Recommendation #2 - Flashpoint 320M Portrait Wedding Monolight Kit, with Two 320 Monolights,9.5' Stands,Umbrellas, Snoot and Carrying Case

If you want something more portable like a Strobist speedlight set-up, start with this umbrella kit, radio triggers, and a couple of Vivtar 285HV speedlights - Impact Digital Flash Umbrella Mount Kit 

Vivitar VIV-285HV  Pro Thrister Flash (Black) 
StudioHut 4 channel Wireless Radio Hot Shoe Flash Trigger Kit for Canon EOS, Nikon, Olympus & Pentax Flashes with 2 Receivers 

Note - speedlights don't deliver as much light as the studio type monolights in the first 2 kits.


----------



## Mike_E (Aug 25, 2012)

BTW the Flashpoints I linked to have battery packs, a good thing.


----------



## unpopular (Aug 25, 2012)

I only recommend the Flashpoint stuff that is built by Mettle. I don't have any experience with any other Chinese brand, other than Britek - which is bad, like fire hazard bad. But Mettle is good, at least as good as Alienbee, and my 300w/s units actually produce more than teh Alienbee spec sheet - according to my own measurements anyway.

The Flashpoint II 620M is essentially the same light I have, but factory modified for DC operation.

Mettle lights have a pretty distinct body. Aside from some really low end units, they all have an aluminum canister-style enclosure with ribs that run all the way down the sides and into the end caps.

Look at photos here:

Studio Flash direct from China (Mainland)

and compare against photos at adorama.

Other units may be OK, but i'd be careful. Mettle was the original Flashpoint manufacturer, and it is really Mettle that is responsible for Flashpoint's positive reputation. Because Adorama buys stuff from a number of Chinese manufacturers and puts their own name on it, you can't really trust that all Flashpoint stuff will be equal in quality. I am sure that Adorama is careful, but I am also sure as time goes on, corners have been or will be cut.


----------



## MLeeK (Aug 25, 2012)

I'll second or third endorse the flashpoints. I'd say that two to three 320's are great for a good basic studio setup. 620's would be better. The 1220's are a LOT of power and if you have a huge space or something they are awesome. For basic stuff? They won't turn down far enough and one powerful strobe does not equal 3 lesser strobes: you can't move one powerful strobe to fill in on all sides, whereas you can position 3 strobes in 3 different positions and at different powers to create exactly what you  need.


----------



## Derrel (Aug 25, 2012)

Here you go:  Amazon.com: Flashpoint 320M Portrait Wedding Monolight Kit, with Two 320 Monolights,9.5&#39; Stands,Umbrellas, Snoot and Carrying Case: Camera & Photo


----------



## unpopular (Aug 25, 2012)

MLeeK said:


> The 1220's are a LOT of power and if you have a huge space or something they are awesome.

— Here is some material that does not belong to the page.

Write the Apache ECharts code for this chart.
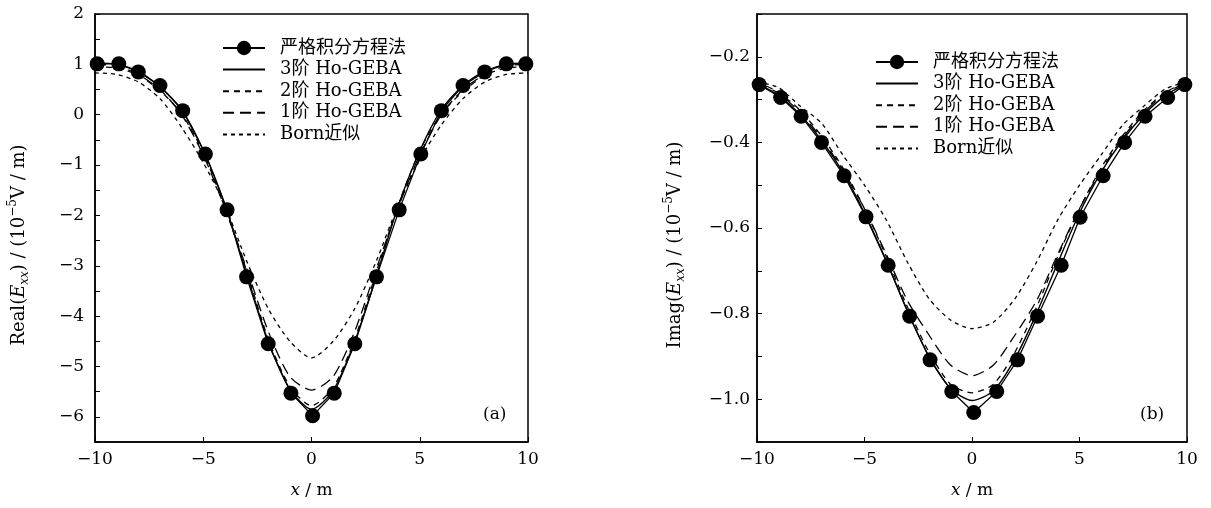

ND gels are cheap. Get the most powerful lights you can afford.


----------



## Mike_E (Aug 25, 2012)

unpopular said:


> MLeeK said:
> 
> 
> > The 1220's are a LOT of power and if you have a huge space or something they are awesome.
> ...



600 ws down to 1/32 power is about 19 ws.  Add a modifier to that to loose another stop and you're at 9 ws or so.

I don't know how low you'd want to go but 9ws is pretty dim.

As Unpopular alluded to, it's a lot easier to loose the wattage than it is to add it.  

You can also use a more powerful strobe in ways that make up for fewer heads.  For instance you can use a diffusion panel for a main, have part of the beam off a reflector for the fill and use another part off a small reflector for a hair light.  If you have a largish silver reflector you can even add a kicker to that.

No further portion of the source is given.